Exercise details → Reproduce, character for character, the lines below from the first through the one with "const targetYears = 2;". Leave pictures out.

┌─ Source data

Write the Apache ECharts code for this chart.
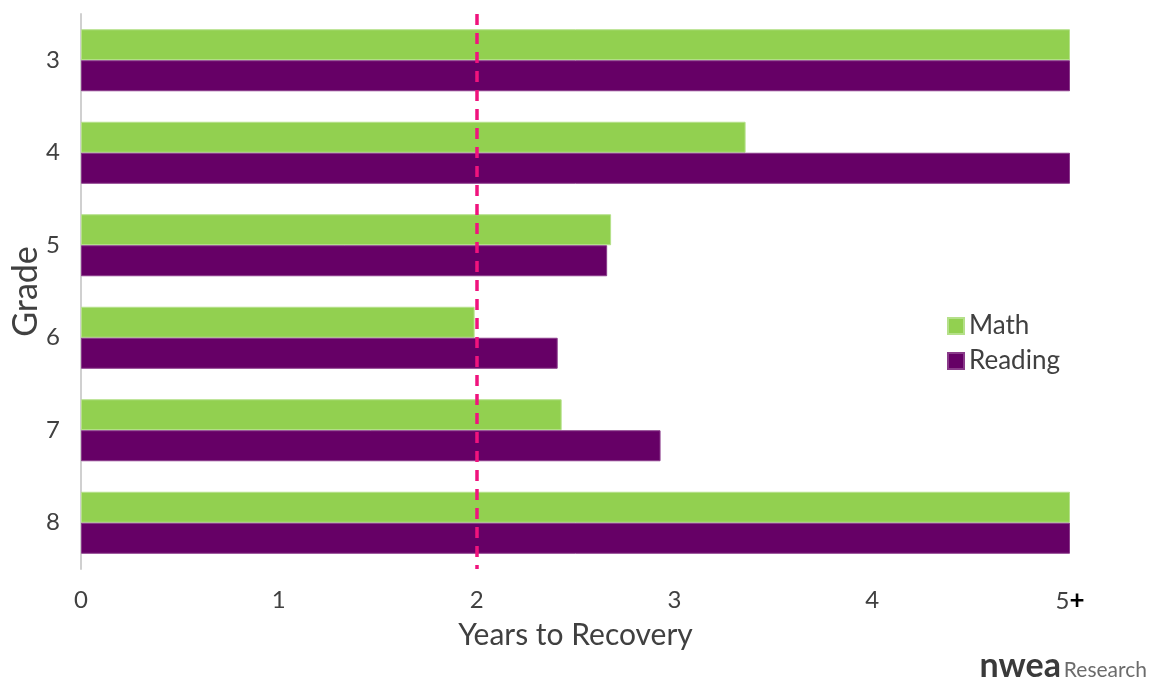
<!DOCTYPE html>
<html>
<head>
<meta charset="utf-8">
<script src="https://cdn.jsdelivr.net/npm/echarts@6/dist/echarts.min.js"></script>
<style>html,body{margin:0;padding:0;background:#fff}#c{width:1149px;height:679px}</style>
</head>
<body>
<div id="c"></div>
<script>
const grades = ['3', '4', '5', '6', '7', '8'];
const mathYears = [5, 3.36, 2.68, 1.99, 2.43, 5];
const readingYears = [5, 5, 2.66, 2.41, 2.93, 5];
const xTicks = [0, 1, 2, 3, 4, 5];
const targetYears = 2;

const chart = echarts.init(document.getElementById('c'));
const font = 'Lato, "Open Sans", sans-serif';
chart.setOption({
  animation: false,
  textStyle: { fontFamily: font },
  grid: { left: 81, right: 79, top: 14, bottom: 110, outerBoundsMode: 'none', containLabel: false },
  legend: {
    orient: 'vertical', left: 942, top: 308,
    itemWidth: 16, itemHeight: 16, itemGap: 9,
    icon: 'rect',
    textStyle: { fontSize: 26, lineHeight: 26, color: '#404040', fontFamily: font },
    data: ['Math', 'Reading']
  },
  xAxis: {
    type: 'value', min: 0, max: 5, interval: 1,
    axisLine: { show: false }, axisTick: { show: false }, splitLine: { show: false },
    axisLabel: {
      margin: 19, fontSize: 24, color: '#404040', fontFamily: font,
      formatter: v => v === 5 ? '{a|5}{b|+}' : String(v),
      rich: { a: { fontSize: 24, color: '#404040', fontFamily: font }, b: { fontSize: 26, color: '#000', fontWeight: 'bold', fontFamily: font } }
    },
    name: 'Years to Recovery', nameLocation: 'middle', nameGap: 51, nameMoveOverlap: false,
    nameTextStyle: { fontSize: 30, color: '#404040', fontFamily: font }
  },
  yAxis: {
    type: 'category', data: grades, inverse: true,
    axisLine: { show: true, lineStyle: { color: '#d0d0d0', width: 2 } },
    axisTick: { show: false },
    axisLabel: { margin: 21, fontSize: 24, color: '#404040', fontFamily: font },
    name: 'Grade', nameLocation: 'middle', nameGap: 38, nameRotate: 90, nameMoveOverlap: false,
    nameTextStyle: { fontSize: 34, color: '#404040', fontFamily: font }
  },
  series: [
    {
      name: 'Math', type: 'bar', data: mathYears, barWidth: 31, barGap: '0%',
      itemStyle: { color: '#92D050', borderColor: '#b5e08a', borderWidth: 1 },
      markLine: {
        silent: true, symbol: 'none', label: { show: false },
        lineStyle: { color: '#F0137D', width: 3.5, type: [11, 8], opacity: 1 },
        data: [{ xAxis: targetYears }]
      },
      z: 2
    },
    {
      name: 'Reading', type: 'bar', data: readingYears, barWidth: 31, barGap: '0%',
      itemStyle: { color: '#660066', borderColor: '#8a3b8a', borderWidth: 1 },
      z: 2
    }
  ],
  graphic: [
    { type: 'text', x: 1061, y: 683, style: { text: 'nwea', font: 'bold 34px Lato, sans-serif', fill: '#3a3a3a', align: 'right', verticalAlign: 'bottom' } },
    { type: 'text', x: 1147, y: 681, style: { text: 'Research', font: '21px Lato, sans-serif', fill: '#6b6b6b', align: 'right', verticalAlign: 'bottom' } }
  ]
});
</script>
</body>
</html>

└─

Finished answer →
Write the Apache ECharts code for this chart.
<!DOCTYPE html>
<html>
<head>
<meta charset="utf-8">
<script src="https://cdn.jsdelivr.net/npm/echarts@6/dist/echarts.min.js"></script>
<style>html,body{margin:0;padding:0;background:#fff}#c{width:1149px;height:679px}</style>
</head>
<body>
<div id="c"></div>
<script>
const grades = ['3', '4', '5', '6', '7', '8'];
const mathYears = [5, 3.36, 2.68, 1.99, 2.43, 5];
const readingYears = [5, 5, 2.66, 2.41, 2.93, 5];
const xTicks = [0, 1, 2, 3, 4, 5];
const targetYears = 2;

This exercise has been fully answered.